* SOURCE MATERIAL *
══════════

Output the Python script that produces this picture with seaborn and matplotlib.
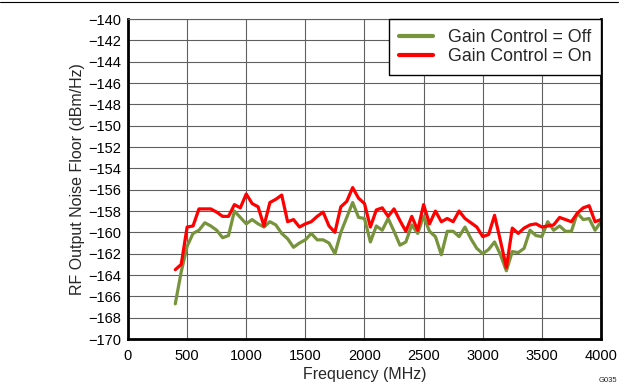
import pandas as pd
import numpy as np
import matplotlib
matplotlib.use("Agg")
import matplotlib.pyplot as plt
import seaborn as sns
from matplotlib.lines import Line2D

# frequency points (MHz), 50 MHz steps
freq = list(range(400, 4001, 50))

# RF output noise floor, gain control off (dBm/Hz)
gain_off = [-166.7, -163.7, -161.3, -160.1, -159.8, -159.1, -159.4, -159.8, -160.5, -160.3,
            -158.0, -158.6, -159.2, -158.8, -159.2, -159.5, -159.0, -159.3, -160.1, -160.6,
            -161.4, -161.0, -160.7, -160.1, -160.7, -160.7, -161.0, -162.0, -160.0, -158.6,
            -157.2, -158.6, -158.7, -160.9, -159.4, -159.8, -158.7, -159.9, -161.2, -160.9,
            -159.3, -160.1, -158.5, -159.9, -160.4, -162.1, -159.9, -159.9, -160.4, -159.5,
            -160.6, -161.5, -162.0, -161.6, -160.9, -162.1, -163.6, -161.8, -161.9, -161.5,
            -159.8, -160.3, -160.4, -159.0, -159.8, -159.4, -159.9, -159.9, -158.2, -158.8,
            -158.7, -159.8, -159.0]

# RF output noise floor, gain control on (dBm/Hz)
gain_on = [-163.5, -163.0, -159.5, -159.4, -157.8, -157.8, -157.8, -158.1, -158.5, -158.5,
           -157.4, -157.7, -156.4, -157.3, -157.6, -159.4, -157.2, -156.9, -156.5, -159.0,
           -158.8, -159.5, -159.2, -159.0, -158.5, -158.1, -159.4, -160.0, -157.6, -157.1,
           -155.8, -156.8, -157.3, -159.5, -157.9, -157.7, -158.5, -157.8, -158.9, -159.9,
           -158.5, -159.8, -157.4, -159.2, -158.0, -159.0, -158.7, -159.0, -158.0, -158.7,
           -159.1, -159.5, -160.4, -160.2, -158.4, -160.8, -163.3, -159.6, -160.1, -159.6,
           -159.3, -159.2, -159.5, -159.4, -159.3, -158.6, -158.8, -159.0, -158.2, -157.7,
           -157.5, -159.0, -158.8]

series_names = ["Gain Control = Off", "Gain Control = On"]
colors = ["#77933C", "#FF0000"]

df = pd.concat([
    pd.DataFrame({"Frequency": freq, "Noise": gain_off, "Series": series_names[0]}),
    pd.DataFrame({"Frequency": freq, "Noise": gain_on, "Series": series_names[1]}),
])

sns.set_style("white")
plt.rcParams["font.family"] = ["Liberation Sans", "DejaVu Sans"]

fig = plt.figure(figsize=(6.4, 3.89), dpi=100)
ax = fig.add_axes([0.2, 0.1285, 0.739, 0.8225])

sns.lineplot(data=df, x="Frequency", y="Noise", hue="Series",
             palette=colors, linewidth=2.3, ax=ax)

ax.set_xlim(0, 4000)
ax.set_ylim(-170, -140)
ax.set_xticks(range(0, 4001, 500))
ax.set_yticks(range(-170, -139, 2))
ax.set_yticklabels([f"\u2212{abs(v)}" for v in range(-170, -139, 2)])
ax.tick_params(length=0, labelsize=10.5, colors="black")
ax.tick_params(axis="y", pad=5)
ax.tick_params(axis="x", pad=7)
ax.grid(True, color="#606060", linewidth=0.8)
ax.set_axisbelow(True)

for side in ["left", "right", "bottom"]:
    ax.spines[side].set_linewidth(2)
    ax.spines[side].set_color("black")
ax.spines["top"].set_linewidth(0.8)
ax.spines["top"].set_color("#606060")

ax.set_xlabel("Frequency (MHz)", fontsize=11.5, labelpad=3)
ax.set_ylabel("RF Output Noise Floor (dBm/Hz)", fontsize=11.5, labelpad=2)

leg = ax.legend(loc="upper right", bbox_to_anchor=(1, 1), borderaxespad=0,
                fontsize=12.8, fancybox=False, framealpha=1, handlelength=1.95,
                handletextpad=0.8, borderpad=0.55, labelspacing=0.12)
leg.get_frame().set_edgecolor("black")
leg.get_frame().set_linewidth(1)
for line in leg.get_lines():
    line.set_linewidth(3)

fig.add_artist(Line2D([0, 0.965], [0.995, 0.995], color="black", linewidth=0.8,
                      transform=fig.transFigure))
fig.text(0.965, 0.012, "G035", fontsize=5.5, ha="right", va="bottom")

fig.savefig("out.png", dpi=100)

══════════

* TASK *
Write the number of lines containing the word "matplotlib" and nothing besides it.

* OUTPUT *
5